Data records:
☆ ☆ ☆ ☆ ☆ ☆ ☆
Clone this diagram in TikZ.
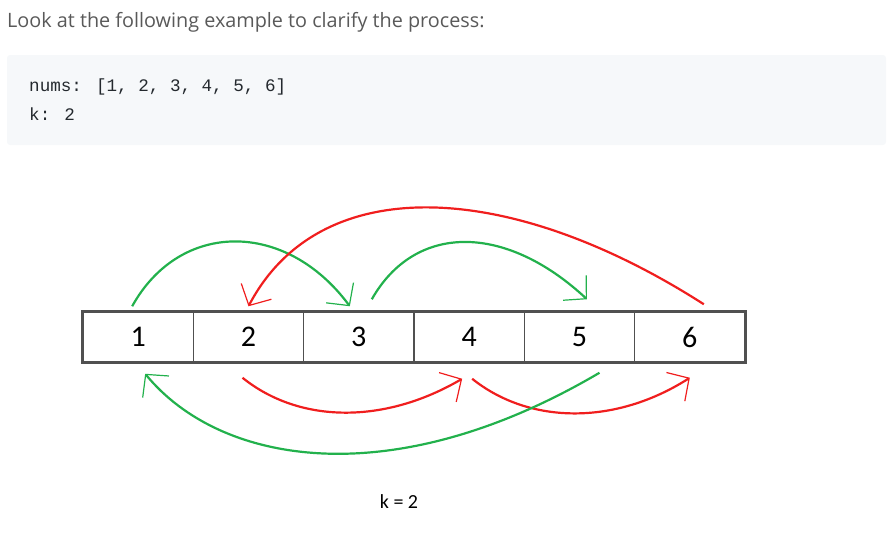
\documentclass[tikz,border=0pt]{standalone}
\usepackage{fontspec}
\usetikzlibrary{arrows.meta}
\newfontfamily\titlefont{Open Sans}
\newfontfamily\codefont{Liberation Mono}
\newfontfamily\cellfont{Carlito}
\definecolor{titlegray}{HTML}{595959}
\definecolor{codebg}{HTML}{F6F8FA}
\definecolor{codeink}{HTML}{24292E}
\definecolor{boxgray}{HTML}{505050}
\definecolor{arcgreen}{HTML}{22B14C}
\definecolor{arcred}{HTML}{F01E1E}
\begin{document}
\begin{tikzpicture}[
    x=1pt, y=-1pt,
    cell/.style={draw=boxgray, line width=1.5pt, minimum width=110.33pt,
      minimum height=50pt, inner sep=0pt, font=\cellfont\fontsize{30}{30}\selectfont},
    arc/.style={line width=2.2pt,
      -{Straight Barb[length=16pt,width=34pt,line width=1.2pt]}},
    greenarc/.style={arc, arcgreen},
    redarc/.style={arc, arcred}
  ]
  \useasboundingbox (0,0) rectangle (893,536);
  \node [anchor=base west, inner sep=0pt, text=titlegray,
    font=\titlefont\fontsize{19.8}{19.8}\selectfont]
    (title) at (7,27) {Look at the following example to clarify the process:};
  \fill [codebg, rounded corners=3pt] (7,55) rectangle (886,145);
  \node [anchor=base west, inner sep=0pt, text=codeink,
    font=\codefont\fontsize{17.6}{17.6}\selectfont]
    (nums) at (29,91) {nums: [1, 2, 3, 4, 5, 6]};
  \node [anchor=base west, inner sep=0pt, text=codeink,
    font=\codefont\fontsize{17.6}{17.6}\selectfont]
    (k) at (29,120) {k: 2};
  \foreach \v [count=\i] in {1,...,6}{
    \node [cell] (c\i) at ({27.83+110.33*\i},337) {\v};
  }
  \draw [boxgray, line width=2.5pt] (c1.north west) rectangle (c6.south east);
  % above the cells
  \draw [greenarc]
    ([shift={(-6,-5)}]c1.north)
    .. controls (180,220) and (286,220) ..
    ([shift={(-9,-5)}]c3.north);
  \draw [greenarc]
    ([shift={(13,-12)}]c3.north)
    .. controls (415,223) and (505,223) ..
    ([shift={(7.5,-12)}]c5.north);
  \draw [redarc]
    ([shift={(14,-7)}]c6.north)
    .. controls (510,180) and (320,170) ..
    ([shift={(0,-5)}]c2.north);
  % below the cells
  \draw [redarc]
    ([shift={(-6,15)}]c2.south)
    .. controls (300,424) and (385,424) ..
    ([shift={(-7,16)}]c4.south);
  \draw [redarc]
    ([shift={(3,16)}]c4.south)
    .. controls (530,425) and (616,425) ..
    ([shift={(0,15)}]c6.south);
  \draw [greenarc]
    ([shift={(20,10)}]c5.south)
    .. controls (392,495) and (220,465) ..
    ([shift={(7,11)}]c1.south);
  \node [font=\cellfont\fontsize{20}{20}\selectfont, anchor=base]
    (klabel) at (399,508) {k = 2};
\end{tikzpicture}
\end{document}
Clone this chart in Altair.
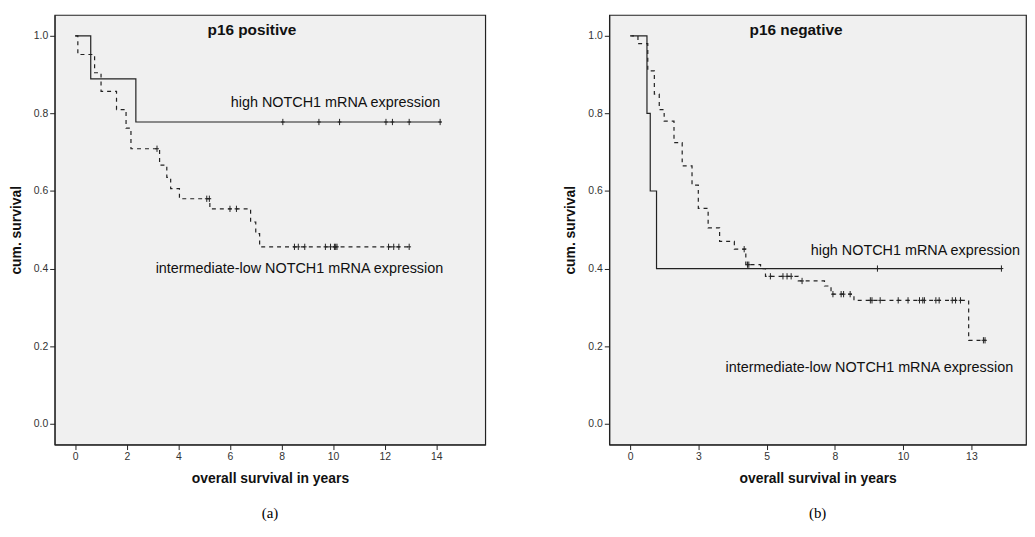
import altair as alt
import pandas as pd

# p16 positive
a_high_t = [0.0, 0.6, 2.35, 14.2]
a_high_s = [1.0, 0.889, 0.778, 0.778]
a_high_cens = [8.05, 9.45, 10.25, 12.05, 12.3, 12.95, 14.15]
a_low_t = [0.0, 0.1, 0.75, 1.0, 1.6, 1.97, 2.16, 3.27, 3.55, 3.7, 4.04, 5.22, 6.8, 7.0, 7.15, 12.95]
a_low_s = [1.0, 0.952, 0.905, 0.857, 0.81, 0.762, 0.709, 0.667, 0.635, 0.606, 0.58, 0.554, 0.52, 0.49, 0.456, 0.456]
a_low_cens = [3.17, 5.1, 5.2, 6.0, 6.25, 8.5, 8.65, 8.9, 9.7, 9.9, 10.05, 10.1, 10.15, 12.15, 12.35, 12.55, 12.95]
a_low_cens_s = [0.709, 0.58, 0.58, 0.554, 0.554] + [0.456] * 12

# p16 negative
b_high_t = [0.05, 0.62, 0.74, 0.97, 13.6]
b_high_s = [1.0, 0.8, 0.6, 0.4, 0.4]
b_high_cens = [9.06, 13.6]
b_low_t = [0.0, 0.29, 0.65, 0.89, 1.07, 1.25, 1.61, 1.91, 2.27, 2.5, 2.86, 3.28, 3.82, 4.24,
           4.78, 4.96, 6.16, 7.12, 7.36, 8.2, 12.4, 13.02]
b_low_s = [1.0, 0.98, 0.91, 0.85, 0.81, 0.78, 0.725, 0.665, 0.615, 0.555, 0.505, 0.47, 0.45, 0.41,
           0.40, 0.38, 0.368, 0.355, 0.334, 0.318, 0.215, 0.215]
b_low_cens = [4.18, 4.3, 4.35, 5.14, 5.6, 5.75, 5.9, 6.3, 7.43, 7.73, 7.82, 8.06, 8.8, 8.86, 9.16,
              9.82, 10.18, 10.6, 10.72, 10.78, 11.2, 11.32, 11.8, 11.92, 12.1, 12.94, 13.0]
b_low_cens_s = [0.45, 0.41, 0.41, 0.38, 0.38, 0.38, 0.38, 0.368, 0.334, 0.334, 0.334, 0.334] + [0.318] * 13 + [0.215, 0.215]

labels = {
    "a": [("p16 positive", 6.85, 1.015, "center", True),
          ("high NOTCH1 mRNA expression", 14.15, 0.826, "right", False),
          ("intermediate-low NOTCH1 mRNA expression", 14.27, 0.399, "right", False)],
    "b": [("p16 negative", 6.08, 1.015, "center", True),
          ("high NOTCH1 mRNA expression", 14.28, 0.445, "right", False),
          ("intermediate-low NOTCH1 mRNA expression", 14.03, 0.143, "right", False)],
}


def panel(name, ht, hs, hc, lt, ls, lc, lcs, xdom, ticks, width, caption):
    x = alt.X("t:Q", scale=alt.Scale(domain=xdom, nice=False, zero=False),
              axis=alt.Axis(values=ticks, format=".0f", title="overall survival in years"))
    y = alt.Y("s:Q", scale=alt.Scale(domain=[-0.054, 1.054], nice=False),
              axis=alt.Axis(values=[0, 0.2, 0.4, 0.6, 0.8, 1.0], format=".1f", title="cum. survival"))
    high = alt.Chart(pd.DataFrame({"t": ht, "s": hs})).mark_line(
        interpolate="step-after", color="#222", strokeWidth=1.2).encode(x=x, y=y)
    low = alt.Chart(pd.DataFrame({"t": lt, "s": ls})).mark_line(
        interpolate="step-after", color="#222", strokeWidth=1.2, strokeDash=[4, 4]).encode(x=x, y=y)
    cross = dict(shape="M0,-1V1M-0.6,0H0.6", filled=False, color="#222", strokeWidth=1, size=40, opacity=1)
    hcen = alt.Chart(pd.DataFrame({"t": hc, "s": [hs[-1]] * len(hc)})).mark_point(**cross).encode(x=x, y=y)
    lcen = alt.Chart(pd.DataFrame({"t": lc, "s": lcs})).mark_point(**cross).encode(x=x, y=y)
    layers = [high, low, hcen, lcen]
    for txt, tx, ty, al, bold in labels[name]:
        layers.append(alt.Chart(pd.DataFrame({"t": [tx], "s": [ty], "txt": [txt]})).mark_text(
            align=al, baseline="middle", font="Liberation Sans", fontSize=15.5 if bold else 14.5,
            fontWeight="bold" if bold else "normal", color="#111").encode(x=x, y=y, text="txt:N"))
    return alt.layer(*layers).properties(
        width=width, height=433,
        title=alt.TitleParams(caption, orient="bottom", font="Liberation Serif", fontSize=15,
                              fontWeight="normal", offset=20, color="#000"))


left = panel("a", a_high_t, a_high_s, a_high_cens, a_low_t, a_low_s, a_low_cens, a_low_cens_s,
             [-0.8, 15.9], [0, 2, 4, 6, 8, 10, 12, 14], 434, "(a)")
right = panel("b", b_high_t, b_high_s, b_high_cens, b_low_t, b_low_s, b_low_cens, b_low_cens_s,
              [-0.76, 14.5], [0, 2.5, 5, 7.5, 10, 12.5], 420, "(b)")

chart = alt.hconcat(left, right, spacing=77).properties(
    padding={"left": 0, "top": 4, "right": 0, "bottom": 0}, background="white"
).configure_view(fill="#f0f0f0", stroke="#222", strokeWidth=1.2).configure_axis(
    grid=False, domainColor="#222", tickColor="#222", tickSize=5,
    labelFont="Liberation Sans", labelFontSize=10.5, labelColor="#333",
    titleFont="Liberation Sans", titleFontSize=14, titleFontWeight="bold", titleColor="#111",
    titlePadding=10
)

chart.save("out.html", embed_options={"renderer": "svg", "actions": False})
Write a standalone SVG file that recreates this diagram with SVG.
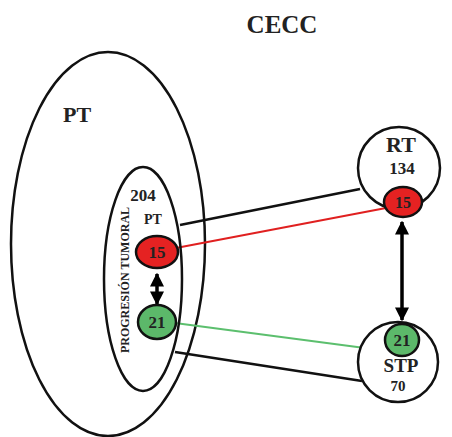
☆ ☆ ☆ ☆ ☆ ☆ ☆
What is needed: From the line that has "Clone this chart in Altair." through the line that has "import pandas as pd", reproduce each line exactly as it stands and nothing else; do not include any pictures.

Final result:
Clone this chart in Altair.
import altair as alt
import pandas as pd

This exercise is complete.